Software Glitch Loses Another Spacecraft

You remember that story a few years back, how the Mars Climate Orbiter decided to burn up in the Martian atmosphere? Turns out the human error was that some engineer neglected to convert from English units to Metric. Whoops!

So, NASA (or rather, Lockheed Martin), has done it again.

NASA - Mars Global Surveyor

NASA Decides That A Software Error Doomed The Mars Global Surveyor Spacecraft
Panel Will Study Mars Global Surveyor Events

The short version is that an update to the satellite's software in June 2006 caused it to go into 'safe mode' in November 2006 and the battery burned up when the radiator neglected to cool it properly (solar rays do that).

An article I read on NASA's mounting problems in the late 90's said something interesting about NASA contracts. Government contracts can be made quickly, correctly, or cheaply. You can only have two of the three options on any one project.
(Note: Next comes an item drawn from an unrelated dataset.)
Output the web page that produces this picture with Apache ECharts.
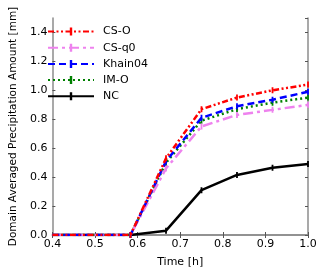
<!DOCTYPE html>
<html><head><meta charset="utf-8">
<script src="https://cdn.jsdelivr.net/npm/echarts@6/dist/echarts.min.js"></script>
<style>html,body{margin:0;padding:0;background:#fff}#c{width:320px;height:273px}</style>
</head><body><div id="c"></div>
<script>
var times = [0.4, 0.5, 0.5833, 0.6667, 0.75, 0.8333, 0.9167, 1.0];
var csO     = [0, 0, 0, 0.53, 0.87, 0.95, 1.00, 1.04];
var csQ0    = [0, 0, 0, 0.46, 0.75, 0.83, 0.865, 0.90];
var khain04 = [0, 0, 0, 0.51, 0.81, 0.89, 0.935, 0.99];
var imO     = [0, 0, 0, 0.50, 0.79, 0.87, 0.915, 0.95];
var nc      = [0, 0, 0, 0.03, 0.31, 0.415, 0.465, 0.49];
var names = ['CS-O', 'CS-q0', 'Khain04', 'IM-O', 'NC'];
var firstMarked = 2; // markers start at 0.5833 h

var BAR = 'path://M0,0L10,0L10,0.01L0,0.01Z M3.5,0L6.5,0L6.5,10L3.5,10Z';
function pairs(v){
  return times.map(function(t,i){
    return i < firstMarked ? {value: [t, v[i]], symbol: 'none'} : [t, v[i]];
  });
}
var FONT = 'DejaVu Sans';
var frame = '#8c8c8c';
function mk(name, vals, color, type, z){
  return {
    name: name, type: 'line', data: pairs(vals), z: z,
    symbol: BAR, symbolSize: 6, showSymbol: true,
    itemStyle: {color: color, borderWidth: 0},
    lineStyle: {color: color, width: 2.5, type: type},
    emphasis: {disabled: true}, animation: false, clip: true
  };
}
var chart = echarts.init(document.getElementById('c'), null, {renderer: 'canvas'});
chart.setOption({
  animation: false,
  grid: {left: 39, top: 18, width: 269, height: 224, containLabel: false},
  legend: {
    left: 42, top: 21, orient: 'vertical', itemGap: 5.2, itemWidth: 46, itemHeight: 10,
    itemStyle: {borderWidth: 0},
    textStyle: {fontFamily: FONT, fontSize: 11, color: '#000', padding: [0, 0, 0, 4]},
    data: names
  },
  xAxis: [{
    type: 'value', min: 0.4, max: 1.0, interval: 0.1,
    name: 'Time [h]', nameLocation: 'middle', nameGap: 22,
    nameTextStyle: {fontFamily: FONT, fontSize: 11, color: '#000'},
    axisLine: {show: true, lineStyle: {color: frame, width: 1.5}},
    axisTick: {show: true, inside: true, length: 3, lineStyle: {color: '#555'}},
    axisLabel: {fontFamily: FONT, fontSize: 11, color: '#000', margin: 4,
      formatter: function(v){ return v.toFixed(1); }},
    splitLine: {show: false}
  }, {
    type: 'value', position: 'top', min: 0.4, max: 1.0, interval: 0.1,
    axisLine: {show: true, lineStyle: {color: frame, width: 1.5}},
    axisTick: {show: true, inside: true, length: 3, lineStyle: {color: '#555'}},
    axisLabel: {show: false}, splitLine: {show: false}
  }],
  yAxis: [{
    type: 'value', min: 0, max: 1.5, interval: 0.2,
    name: 'Domain Averaged Precipitation Amount [mm]', nameLocation: 'middle', nameGap: 30,
    nameTextStyle: {fontFamily: FONT, fontSize: 10.5, color: '#000'},
    axisLine: {show: true, lineStyle: {color: frame, width: 1.5}},
    axisTick: {show: true, inside: true, length: 3, lineStyle: {color: '#555'}},
    axisLabel: {fontFamily: FONT, fontSize: 11, color: '#000', margin: 5, showMaxLabel: false,
      formatter: function(v){ return v.toFixed(1); }},
    splitLine: {show: false}
  }, {
    type: 'value', position: 'right', min: 0, max: 1.5, interval: 0.2,
    axisLine: {show: true, lineStyle: {color: frame, width: 1.5}},
    axisTick: {show: true, inside: true, length: 3, lineStyle: {color: '#555'}},
    axisLabel: {show: false}, splitLine: {show: false}
  }],
  series: [
    mk('NC', nc, '#000000', 'solid', 2),
    mk('IM-O', imO, '#008000', [2, 3], 3),
    mk('Khain04', khain04, '#0000ff', [7, 4], 4),
    mk('CS-q0', csQ0, '#ee82ee', [10, 4, 3, 4], 3),
    mk('CS-O', csO, '#ff0000', [6, 2.5, 2, 2.5, 2, 2.5], 5)
  ]
});
</script></body></html>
When quick and cheap trumps correctness, you get stupid things like failure to convert inches to meters and solar panels getting stuck.

This should never have happened. And now we've lost a key mission in our space exploration endevours. Yes, the satellite lasted longer than the mission originally specified, but it might have lasted a lot longer. QA should have caught this.

I realize that everyone makes mistakes, and that QA can't catch every bug, but one would like to think American engineering and ingenuity could manage not to half-ass something as important as this.

4 comments:

Aerin said...

As a QA person - I have to say - sometimes we do catch the errors! But they go into production/space anyway.

Management (NASA in this case) decides it's worth the risk to not fix the software bug or doesn't understand its impact.

Also, there's always a discussion about when an error is introduced in the assembly line process. Some errors/problems should be discovered long before they even reach QA.

Diane Lowe said...

Agreed. I think this is what happened to Space Shuttle Columbia (management running the risk of something bad happening).

And errors should be discovered long before reaching QA, but reality is QA is the last bastion of hope for some errors.

don said...

I think this illustrates the importance of modeling quality systems on the "prevention system" and not the "detection system" As it has been shown that once a mistake has been made, it is very hard to detect it in inspection, even when it's obvious.

don said...

I have to add that my Uncle was an electrical engineer for a contractor working on launching. He is now retired. He told me after the shuttle blew up, that as good as the components are they aren't quite reliable enough to ensure nothing will go wrong considering how many systems and parts there are.

I knew another guy who was in the launch business. They had the six sigma system. And still rockets blew up.

And I myself have to address corrective actions requests. What will you do to ensure that this problem will never happen again? Inspection is not an acceptable answer.

You can change the process, but all change is not for the better.